Difference between duality pairing and natural pairing? I am slightly confused about the distinction and definition of duality and natural pairings. I think one is defined as:

$$ \langle f,v\rangle=f(v)$$

but I am unsure which one and how the other is defined. Please can someone explain? (the information on wikipedia does not seem to  agree with other sources).
 A: Given any vector space $X$, one can consider the algebraic dual space $X'$ of all linear functionals (there is no notion of continuity, yet). From this we can form a pairing $\langle x,f\rangle$ defined by $\langle x,f\rangle := f(x)$ ($x\in X, f\in X'$). However, these are not the only kind of pairings that can be formed.
We could instead replace $X'$ with any other vector space $Y$ for which we can form a bilinear mapping $\langle \cdot,\cdot\rangle:X\times Y\to \Bbb F$ (where $\Bbb F$ is the underlying field) and $Y$ contains "sufficiently many" vectors to separate the points of $X$. Such a pairing is perfectly well defined, but is not as "natural" as a pairing between $X$ and $X'$. (I use the word "natural" with caution here.)
If the vector space $X$ has topological structure, for example $X$ is a Banach space, then we can instead consider the pairing between $X$ and its topological dual $X^*$, again defined by $\langle x,f\rangle := f(x)$ ($x\in X,f\in X^*$). This is the obvious choice of pairing for Banach spaces. Here what is happening is we are considering the pairing between $X$ and the subspace $X^*\subseteq X'$. 

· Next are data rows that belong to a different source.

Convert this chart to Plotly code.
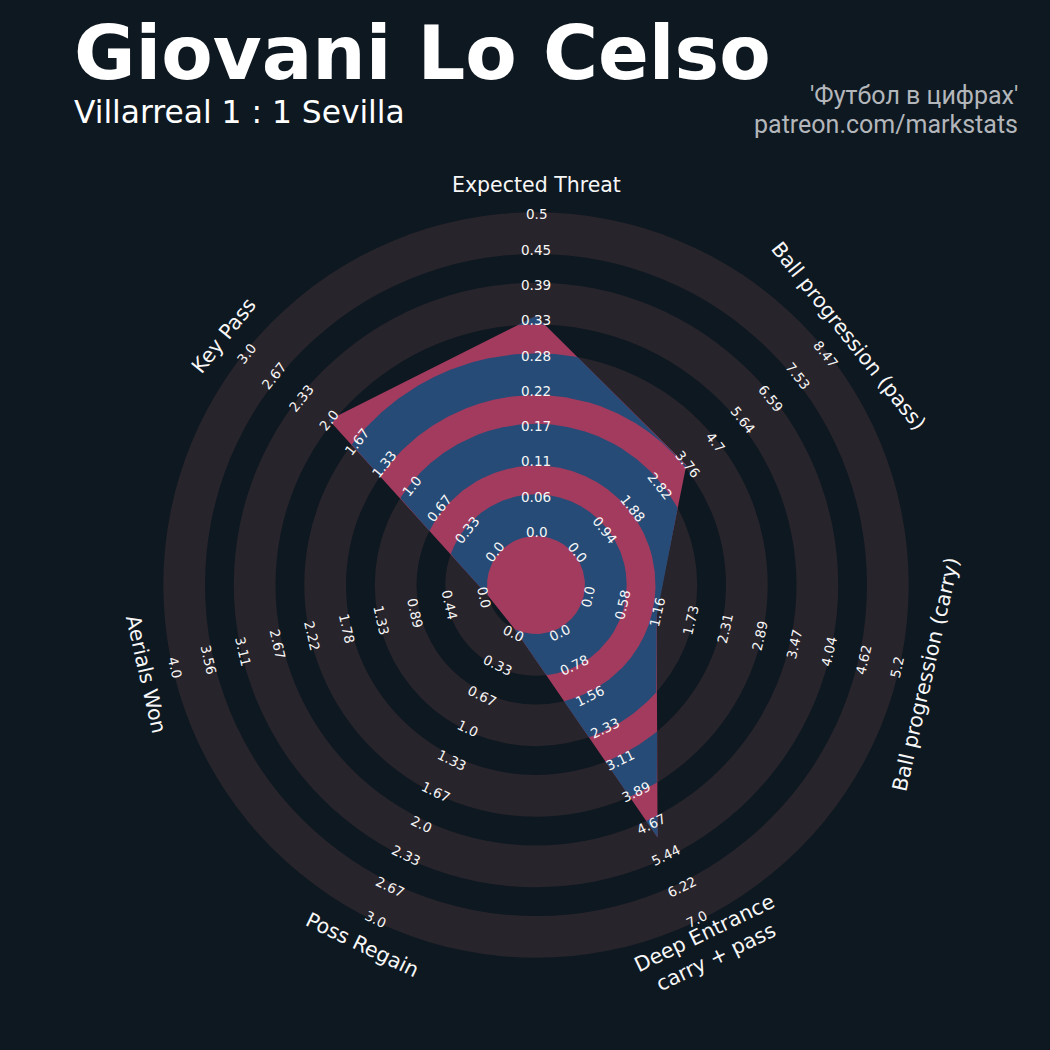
import numpy as np
import plotly.graph_objects as go

# ---------------- data ----------------
params = ["Expected Threat", "Ball progression (pass)", "Ball progression (carry)",
          "Deep Entrance<br>carry + pass", "Poss Regain", "Aerials Won", "Key Pass"]
values = [0.34, 3.75, 1.2, 5.0, 0.0, 0.0, 2.0]
low = [0.0, 0.0, 0.0, 0.0, 0.0, 0.0, 0.0]
high = [0.5, 8.47, 5.2, 7.0, 3.0, 4.0, 3.0]
range_labels = [
    ["0.0", "0.06", "0.11", "0.17", "0.22", "0.28", "0.33", "0.39", "0.45", "0.5"],
    ["0.0", "0.94", "1.88", "2.82", "3.76", "4.7", "5.64", "6.59", "7.53", "8.47"],
    ["0.0", "0.58", "1.16", "1.73", "2.31", "2.89", "3.47", "4.04", "4.62", "5.2"],
    ["0.0", "0.78", "1.56", "2.33", "3.11", "3.89", "4.67", "5.44", "6.22", "7.0"],
    ["0.0", "0.33", "0.67", "1.0", "1.33", "1.67", "2.0", "2.33", "2.67", "3.0"],
    ["0.0", "0.44", "0.89", "1.33", "1.78", "2.22", "2.67", "3.11", "3.56", "4.0"],
    ["0.0", "0.33", "0.67", "1.0", "1.33", "1.67", "2.0", "2.33", "2.67", "3.0"],
]
title = "Giovani Lo Celso"
subtitle = "Villarreal 1 : 1 Sevilla"
credit1 = "'Футбол в цифрах'"
credit2 = "patreon.com/markstats"

# ---------------- style / geometry ----------------
W = H = 1050
CX, CY = 536, 585          # centre in pixels (from top-left)
R_IN, R_OUT = 49.0, 372.7  # centre circle radius, outer radius
BAND_W, BAND_STEP = 41.7, 70.5
BG = "#0e1821"
RING = "#28242b"
PINK = "#a33b5f"
BLUE = "#264b76"
TXT = "#f7f7f7"
FONT = "DejaVu Sans"

n = len(params)
theta = np.deg2rad(90 - np.arange(n) * 360.0 / n)


def scale(v, lo, hi):
    return R_IN + (v - lo) / (hi - lo) * (R_OUT - R_IN)


rv = np.array([scale(v, lo, hi) for v, lo, hi in zip(values, low, high)])
px = rv * np.cos(theta)
py = rv * np.sin(theta)

fig = go.Figure()

# rings (alternating filled discs, outermost first)
band_starts = [R_IN + k * BAND_STEP for k in range(5)]
shapes = []
for a in reversed(band_starts):
    b = a + BAND_W
    shapes.append(dict(type="circle", xref="x", yref="y", x0=-b, y0=-b, x1=b, y1=b,
                       fillcolor=RING, line=dict(width=0), layer="below"))
    shapes.append(dict(type="circle", xref="x", yref="y", x0=-a, y0=-a, x1=a, y1=a,
                       fillcolor=BG, line=dict(width=0), layer="below"))

# radar polygon
fig.add_trace(go.Scatter(x=list(px) + [px[0]], y=list(py) + [py[0]], mode="lines",
                         fill="toself", fillcolor=PINK, line=dict(width=0),
                         hoverinfo="skip", showlegend=False))

# ring sections inside the polygon
N = n * 720
th = np.pi / 2 - np.arange(N) * 2 * np.pi / N
sector = np.floor(((np.pi / 2 - th) % (2 * np.pi)) / (2 * np.pi / n) + 1e-9).astype(int) % n
R = np.zeros(N)
dx, dy = np.cos(th), np.sin(th)
for i in range(n):
    j = (i + 1) % n
    ex, ey = px[j] - px[i], py[j] - py[i]
    m = sector == i
    R[m] = (px[i] * ey - py[i] * ex) / (dx[m] * ey - dy[m] * ex)

for a in band_starts:
    b = a + BAND_W
    valid = R > a + 1e-6
    if valid.all():
        continue
    k0 = int(np.argmin(valid))
    idx = np.roll(np.arange(N), -k0)
    v = valid[idx]
    runs = []
    s = None
    for t in range(N):
        if v[t] and s is None:
            s = t
        if not v[t] and s is not None:
            runs.append((s, t - 1))
            s = None
    if s is not None:
        runs.append((s, N - 1))
    for s, e in runs:
        ii = idx[[(t % N) for t in range(s - 1, e + 2)]]
        ro = np.clip(R[ii], a, b)
        tt = th[ii]
        xs = np.concatenate([ro * np.cos(tt), a * np.cos(tt[::-1])])
        ys = np.concatenate([ro * np.sin(tt), a * np.sin(tt[::-1])])
        fig.add_trace(go.Scatter(x=np.append(xs, xs[0]), y=np.append(ys, ys[0]), mode="lines",
                                 fill="toself", fillcolor=BLUE, line=dict(width=0),
                                 hoverinfo="skip", showlegend=False))

annotations = []


def rot_of(deg):
    deg = (deg + 180) % 360 - 180
    return deg - 90 if deg >= 0 else deg + 90


# range labels
for i in range(n):
    deg = np.rad2deg(theta[i])
    rot = rot_of(deg)
    for k, lab in enumerate(range_labels[i]):
        r = 53 + k * 35.3
        annotations.append(dict(x=r * np.cos(theta[i]), y=r * np.sin(theta[i]), xref="x", yref="y",
                                text=lab, showarrow=False, textangle=-rot,
                                xanchor="center", yanchor="middle",
                                font=dict(family=FONT, size=13.5, color=TXT)))

# parameter labels
for i in range(n):
    deg = np.rad2deg(theta[i])
    rot = rot_of(deg)
    r = 400
    annotations.append(dict(x=r * np.cos(theta[i]), y=r * np.sin(theta[i]), xref="x", yref="y",
                            text=params[i], showarrow=False, textangle=-rot,
                            xanchor="center", yanchor="middle",
                            font=dict(family=FONT, size=20.5, color=TXT)))


def pxx(x):
    return x / W


def pxy(y):
    return 1 - y / H


annotations += [
    dict(x=pxx(72), y=pxy(53), xref="paper", yref="paper", text="<b>" + title + "</b>",
         showarrow=False, xanchor="left", yanchor="middle",
         font=dict(family=FONT, size=75, color="#ffffff")),
    dict(x=pxx(72), y=pxy(112), xref="paper", yref="paper", text=subtitle,
         showarrow=False, xanchor="left", yanchor="middle",
         font=dict(family=FONT, size=31.3, color="#ffffff")),
    dict(x=pxx(1020), y=pxy(96), xref="paper", yref="paper", text=credit1,
         showarrow=False, xanchor="right", yanchor="middle",
         font=dict(family="Roboto", size=25, color="#b3b6ba")),
    dict(x=pxx(1020), y=pxy(124), xref="paper", yref="paper", text=credit2,
         showarrow=False, xanchor="right", yanchor="middle",
         font=dict(family="Roboto", size=25, color="#b3b6ba")),
]

fig.update_layout(
    width=W, height=H, margin=dict(l=0, r=0, t=0, b=0),
    paper_bgcolor=BG, plot_bgcolor=BG,
    xaxis=dict(range=[-CX, W - CX], visible=False, fixedrange=True),
    yaxis=dict(range=[-(H - CY), CY], visible=False, fixedrange=True),
    shapes=shapes, annotations=annotations, showlegend=False,
)

fig.write_html("out.html", config={"displayModeBar": False},
               post_script="document.body.style.margin='0';document.body.style.background='" + BG + "';")
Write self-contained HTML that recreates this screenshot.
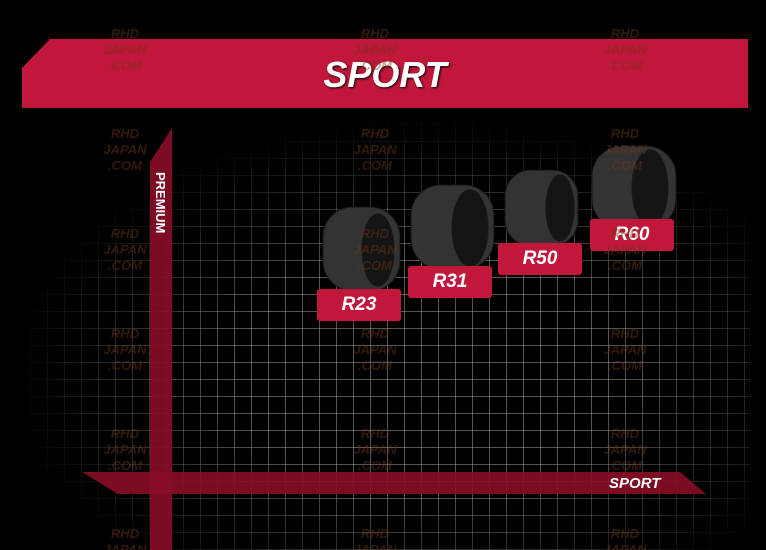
<!DOCTYPE html><html><head><style>
html,body{margin:0;width:766px;height:550px;background:#000;overflow:hidden;position:relative;font-family:"Liberation Sans",sans-serif}
.grid{position:absolute;left:30px;top:108px;width:720px;height:442px;
background-image:repeating-linear-gradient(90deg,rgba(170,170,170,.5) 0 1px,transparent 1px 17px),repeating-linear-gradient(0deg,rgba(170,170,170,.5) 0 1px,transparent 1px 17px);
-webkit-mask-image:radial-gradient(ellipse 58% 58% at 55% 60%,#000 45%,transparent 100%);mask-image:radial-gradient(ellipse 58% 58% at 55% 60%,#000 45%,transparent 100%)}
.lbl{position:absolute;width:84px;height:32px;background:#c0173a;border-radius:3px;color:#fff;font-weight:bold;font-style:italic;font-size:19px;text-align:center;line-height:32px}
.wm{position:absolute;color:rgba(110,55,25,.45);font-weight:bold;font-style:italic;font-size:13px;line-height:16px;text-align:center;width:50px}
</style></head><body>
<div class="grid"></div>
<svg width="766" height="550" style="position:absolute;left:0;top:0">
<polygon points="50,39 748,39 748,108 22,108 22,68" fill="#c0173a"/>
<polygon points="172,128 172,550 150,550 150,162" fill="#8a0c28" opacity=".9"/>
<polygon points="82,472 680,472 706,494 118,494" fill="#8a0c28" opacity=".9"/>
<g fill="#333" stroke="#151515">
<rect x="323" y="207" width="77" height="84" rx="30"/><ellipse cx="378" cy="250" rx="16" ry="36" fill="#141414"/>
<rect x="411" y="185" width="83" height="84" rx="30"/><ellipse cx="470" cy="228" rx="18" ry="38" fill="#141414"/>
<rect x="505" y="170" width="73" height="76" rx="26"/><ellipse cx="560" cy="208" rx="14" ry="33" fill="#141414"/>
<rect x="592" y="146" width="84" height="83" rx="30"/><ellipse cx="650" cy="188" rx="18" ry="38" fill="#141414"/>
</g>
</svg>
<div class="lbl" style="left:317px;top:289px">R23</div>
<div class="lbl" style="left:408px;top:266px">R31</div>
<div class="lbl" style="left:498px;top:243px">R50</div>
<div class="lbl" style="left:590px;top:219px">R60</div>
<div style="position:absolute;left:22px;top:54px;width:726px;text-align:center;color:#fff;font-weight:bold;font-style:italic;font-size:36px;text-shadow:1px 1px 2px #000">SPORT</div>
<div style="position:absolute;left:609px;top:475px;color:#fff;font-weight:bold;font-style:italic;font-size:15px">SPORT</div>
<div style="position:absolute;left:153px;top:172px;color:#fff;font-weight:bold;font-size:13px;writing-mode:vertical-rl">PREMIUM</div>
<div class="wm" style="left:100px;top:26px">RHD<br>JAPAN<br>.COM</div>
<div class="wm" style="left:350px;top:26px">RHD<br>JAPAN<br>.COM</div>
<div class="wm" style="left:600px;top:26px">RHD<br>JAPAN<br>.COM</div>
<div class="wm" style="left:100px;top:126px">RHD<br>JAPAN<br>.COM</div>
<div class="wm" style="left:350px;top:126px">RHD<br>JAPAN<br>.COM</div>
<div class="wm" style="left:600px;top:126px">RHD<br>JAPAN<br>.COM</div>
<div class="wm" style="left:100px;top:226px">RHD<br>JAPAN<br>.COM</div>
<div class="wm" style="left:350px;top:226px">RHD<br>JAPAN<br>.COM</div>
<div class="wm" style="left:600px;top:226px">RHD<br>JAPAN<br>.COM</div>
<div class="wm" style="left:100px;top:326px">RHD<br>JAPAN<br>.COM</div>
<div class="wm" style="left:350px;top:326px">RHD<br>JAPAN<br>.COM</div>
<div class="wm" style="left:600px;top:326px">RHD<br>JAPAN<br>.COM</div>
<div class="wm" style="left:100px;top:426px">RHD<br>JAPAN<br>.COM</div>
<div class="wm" style="left:350px;top:426px">RHD<br>JAPAN<br>.COM</div>
<div class="wm" style="left:600px;top:426px">RHD<br>JAPAN<br>.COM</div>
<div class="wm" style="left:100px;top:526px">RHD<br>JAPAN</div>
<div class="wm" style="left:350px;top:526px">RHD<br>JAPAN</div>
<div class="wm" style="left:600px;top:526px">RHD<br>JAPAN</div>
</body></html>
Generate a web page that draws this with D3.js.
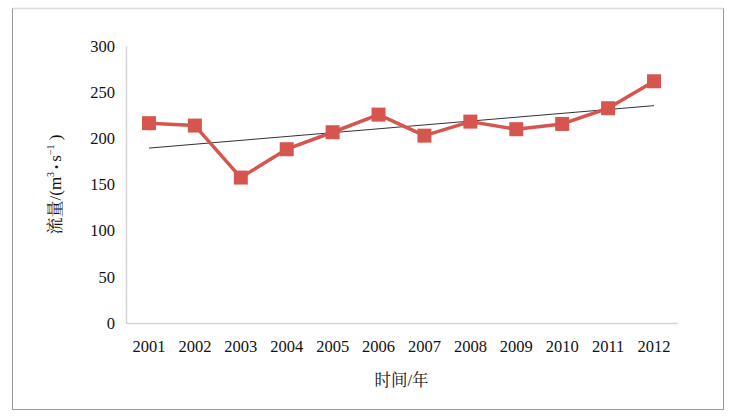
<!DOCTYPE html>
<html><head><meta charset="utf-8">
<script src="https://cdn.jsdelivr.net/npm/d3@7"></script>
<style>body{margin:0;background:#fff}svg{display:block}
svg text{font-family:"Liberation Serif","Times New Roman",Times,"Noto Serif CJK SC","Noto Sans CJK SC",serif;}</style>
</head><body>
<script>
const years = ["2001","2002","2003","2004","2005","2006","2007","2008","2009","2010","2011","2012"];
const flow = [216.4, 213.8, 157.5, 188.2, 206.6, 225.7, 202.9, 218.1, 209.9, 215.6, 232.6, 261.8];
const yTicks = [0, 50, 100, 150, 200, 250, 300];
const xTitle = "时间/年";

const W = 738, H = 420;
const m = {left:126, right:677, top:46, bottom:323};
const red = "#d6554f";

const svg = d3.select("body").append("svg").attr("width", W).attr("height", H);

// outer frame
svg.append("rect").attr("x",12.5).attr("y",8.5).attr("width",711).attr("height",401)
  .attr("fill","none").attr("stroke","#999").attr("stroke-width",1);
svg.append("line").attr("x1",12.5).attr("x2",723.5).attr("y1",8.5).attr("y2",8.5)
  .attr("stroke","#dcdcdc").attr("stroke-width",1.5);

const x = d3.scaleBand().domain(years).range([m.left, m.right]);
const y = d3.scaleLinear().domain([0, 300]).range([m.bottom, m.top]);

// axes
const yAxis = svg.append("g").attr("transform",`translate(${m.left},0)`)
  .call(d3.axisLeft(y).tickValues(yTicks).tickSize(0).tickPadding(11));
const xAxis = svg.append("g").attr("transform",`translate(0,${m.bottom})`)
  .call(d3.axisBottom(x).tickSize(0).tickPadding(17));
[yAxis, xAxis].forEach(g => {
  g.attr("font-family", null);
  g.select(".domain").attr("stroke","#d4d4d4").attr("stroke-width",1.5);
  g.selectAll("text").attr("font-size",16.5).attr("fill","#111");
});

// trend line (least squares over the data)
const n = flow.length;
const idx = d3.range(n);
const mx = d3.mean(idx), my = d3.mean(flow);
const slope = d3.sum(idx, i => (i-mx)*(flow[i]-my)) / d3.sum(idx, i => (i-mx)*(i-mx));
const icpt = my - slope*mx;
const cx = d => x(d) + x.bandwidth()/2;
svg.append("line")
  .attr("x1", cx(years[0])).attr("y1", y(icpt))
  .attr("x2", cx(years[n-1])).attr("y2", y(icpt + slope*(n-1)))
  .attr("stroke","#333").attr("stroke-width",1);

// data line
svg.append("path").datum(flow)
  .attr("d", d3.line().x((d,i)=>cx(years[i])).y(d=>y(d)))
  .attr("fill","none").attr("stroke",red).attr("stroke-width",3.5).attr("stroke-linejoin","round");

// markers
const s = 14;
svg.selectAll("rect.mk").data(flow).join("rect").attr("class","mk")
  .attr("x",(d,i)=>cx(years[i])-s/2).attr("y",d=>y(d)-s/2)
  .attr("width",s).attr("height",s).attr("fill",red);

// axis titles
svg.append("text").attr("x",(m.left+m.right)/2).attr("y",386)
  .attr("text-anchor","middle").attr("font-size",16.5).attr("fill","#111")
  .text(xTitle);

const yt = svg.append("text").attr("transform",`translate(61,${(m.top+m.bottom)/2}) rotate(-90)`)
  .attr("text-anchor","middle").attr("font-size",17).attr("fill","#111");
yt.append("tspan").text("流量/(m");
yt.append("tspan").attr("font-size",10).attr("dy",-7).text("3");
yt.append("tspan").attr("dy",7).attr("font-size",12).text(" • ");
yt.append("tspan").text("s");
yt.append("tspan").attr("font-size",10).attr("dy",-7).text("−1");
yt.append("tspan").attr("dy",7).text(" )");
</script>
</body></html>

If, however, $X$ is merely a topological vector space, then $X^*$ might be a trivial vector space, but we can still form a "pairing" - not that it is particularly interesting.
If $X$ is a Hilbert space, then there is another pairing that we might consider: the one given by the inner product on $X$. In fact, this turns out (via the representation theorem) to be the "same" as pairing between $X$ and its topological dual space (ignoring the need to take complex conjugates if $\Bbb F = \Bbb C$ for a moment).